According to Seah, Leo Burnett was very specific about the functional aspects of the brief, including workspace for 112 staff plus all the necessary accoutrements – meeting pods, hotdesks and a bar (!).
However, the company was more flexible with the features common to all Leo Burnett offices – a portrait of Leo Burnett, his trademark black pencils, apples and 7+ symbol all had to be incorporated into the design. Granted a free hand, Ministry of Design represented these totems in a series of installations placed throughout the building that play on the often blurred relationship between advertising and art. The most arresting of these is the 3 m-high portrait of Burnett, which confronts visitors as they enter the reception. Rather than go down the traditional ‘picture on the wall’ route, an idea Seah dismisses as “so weak”, Ministry of Design combined a giant sculptural pencil with a graffiti portrait, which stretches across the floor and walls dominating the space.
“We wanted to surprise and shock people, but also give them the impression they were entering an area of intense creativity,” Seah explains. “Leo Burnett never had his name emblazoned everywhere. Instead, he had black pencils with his name on it. What better way to capture these ideals than a graffiti portrait of Leo.” Its cartoonish appeal is certainly great fun and Burnett, who believed that visual eloquence was infinitely more powerful than mere words, probably would have loved it.

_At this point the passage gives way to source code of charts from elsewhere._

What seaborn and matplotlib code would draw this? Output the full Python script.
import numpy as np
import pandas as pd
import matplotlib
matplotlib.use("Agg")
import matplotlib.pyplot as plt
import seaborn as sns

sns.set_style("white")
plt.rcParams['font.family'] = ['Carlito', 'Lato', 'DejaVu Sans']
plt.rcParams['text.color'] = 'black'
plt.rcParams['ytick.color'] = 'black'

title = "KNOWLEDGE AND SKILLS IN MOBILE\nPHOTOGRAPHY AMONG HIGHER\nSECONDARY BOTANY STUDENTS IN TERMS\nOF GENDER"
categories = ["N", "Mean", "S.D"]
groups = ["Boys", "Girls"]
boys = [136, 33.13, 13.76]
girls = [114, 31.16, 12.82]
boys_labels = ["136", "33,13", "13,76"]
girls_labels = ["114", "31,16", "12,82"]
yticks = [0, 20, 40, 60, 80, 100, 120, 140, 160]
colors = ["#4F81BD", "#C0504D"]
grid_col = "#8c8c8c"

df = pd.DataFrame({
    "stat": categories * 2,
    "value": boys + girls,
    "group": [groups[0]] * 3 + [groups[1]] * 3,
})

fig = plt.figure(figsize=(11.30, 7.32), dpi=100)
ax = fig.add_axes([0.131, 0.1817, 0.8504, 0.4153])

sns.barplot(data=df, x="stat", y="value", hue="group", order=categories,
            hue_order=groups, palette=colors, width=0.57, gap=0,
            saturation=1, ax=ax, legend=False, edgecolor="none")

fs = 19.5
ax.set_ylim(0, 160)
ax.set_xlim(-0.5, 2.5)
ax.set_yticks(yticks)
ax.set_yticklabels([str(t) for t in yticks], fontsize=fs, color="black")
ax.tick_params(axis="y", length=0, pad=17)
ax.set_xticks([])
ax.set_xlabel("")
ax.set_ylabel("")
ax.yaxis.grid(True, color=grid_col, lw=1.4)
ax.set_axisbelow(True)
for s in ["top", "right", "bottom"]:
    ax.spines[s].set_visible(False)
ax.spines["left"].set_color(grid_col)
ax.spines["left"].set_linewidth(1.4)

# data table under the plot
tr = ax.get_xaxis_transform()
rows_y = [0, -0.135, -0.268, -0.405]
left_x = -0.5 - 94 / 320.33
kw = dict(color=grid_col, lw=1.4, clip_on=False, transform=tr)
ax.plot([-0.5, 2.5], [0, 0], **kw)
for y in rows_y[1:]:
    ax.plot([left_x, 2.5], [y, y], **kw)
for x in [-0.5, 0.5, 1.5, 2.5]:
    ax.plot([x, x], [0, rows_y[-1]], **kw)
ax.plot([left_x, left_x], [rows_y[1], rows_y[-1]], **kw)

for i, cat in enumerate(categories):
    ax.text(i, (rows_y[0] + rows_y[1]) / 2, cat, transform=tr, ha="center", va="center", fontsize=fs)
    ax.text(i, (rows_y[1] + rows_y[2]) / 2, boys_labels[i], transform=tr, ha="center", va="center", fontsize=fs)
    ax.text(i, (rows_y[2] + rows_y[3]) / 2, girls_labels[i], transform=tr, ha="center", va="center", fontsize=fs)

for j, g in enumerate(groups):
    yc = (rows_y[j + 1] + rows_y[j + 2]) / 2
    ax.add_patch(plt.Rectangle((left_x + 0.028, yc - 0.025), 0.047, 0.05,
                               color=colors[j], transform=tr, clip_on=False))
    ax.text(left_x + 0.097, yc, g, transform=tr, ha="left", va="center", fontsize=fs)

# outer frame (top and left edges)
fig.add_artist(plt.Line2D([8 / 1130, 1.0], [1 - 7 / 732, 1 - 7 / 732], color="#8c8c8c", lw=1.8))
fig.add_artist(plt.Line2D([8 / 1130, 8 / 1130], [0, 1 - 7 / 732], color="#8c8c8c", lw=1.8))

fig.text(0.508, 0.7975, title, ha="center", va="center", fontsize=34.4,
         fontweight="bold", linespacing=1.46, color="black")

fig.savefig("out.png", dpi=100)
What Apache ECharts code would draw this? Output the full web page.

Slightly subtler is the ‘7+’ adorning the patio. The symbol refers to the company’s internal method of ranking its campaigns – 7+ is judged excellent, and is the ranking that all employees aspire to. Here, the 15 m-long black painted motif is an optical illusion, only revealed when viewed from a certain angle – echoing the supposed elusiveness of the standard.
Finally, there are the apples: when Leo Burnett first launched in 1935, the world was in the grip of the Great Depression and, as a kind of metaphorical screw-you to the naysayers who predicted he would end up selling apples on the streets, Burnett provided free apples to all his staff. This motif has been retained by the company to this day and is manifested by an ‘apple wall’ displaying the workforce’s personalised fruit. Metaphors and symbolism are all well and good for designers, but top of the staff’s wish list was something more tangible.
“They really wanted a trophy cabinet to impress people with their success,” says Seah. “We thought it would be more impressive if all the awards were dumped in a wheelbarrow. It’s like them saying ‘what the heck, we can always go out and win some more.’”
The project has been a storming success, not least in the eyes of Leo Burnett’s managing director of the Asia region, who has reportedly made the office his new base. But what would Leo make of it all?
“That’s a very interesting question,” Seah muses. “Well, I think he was quite egotistical so I’m sure he would have loved the drawing of himself. Also, he would have been amazed at how much of a brand he has become.” Burnett always threatened to return from beyond the grave and take his name off the door if he felt the company had lost its creativity. On this evidence, Singapore need not fear a spectral visitation any time soon.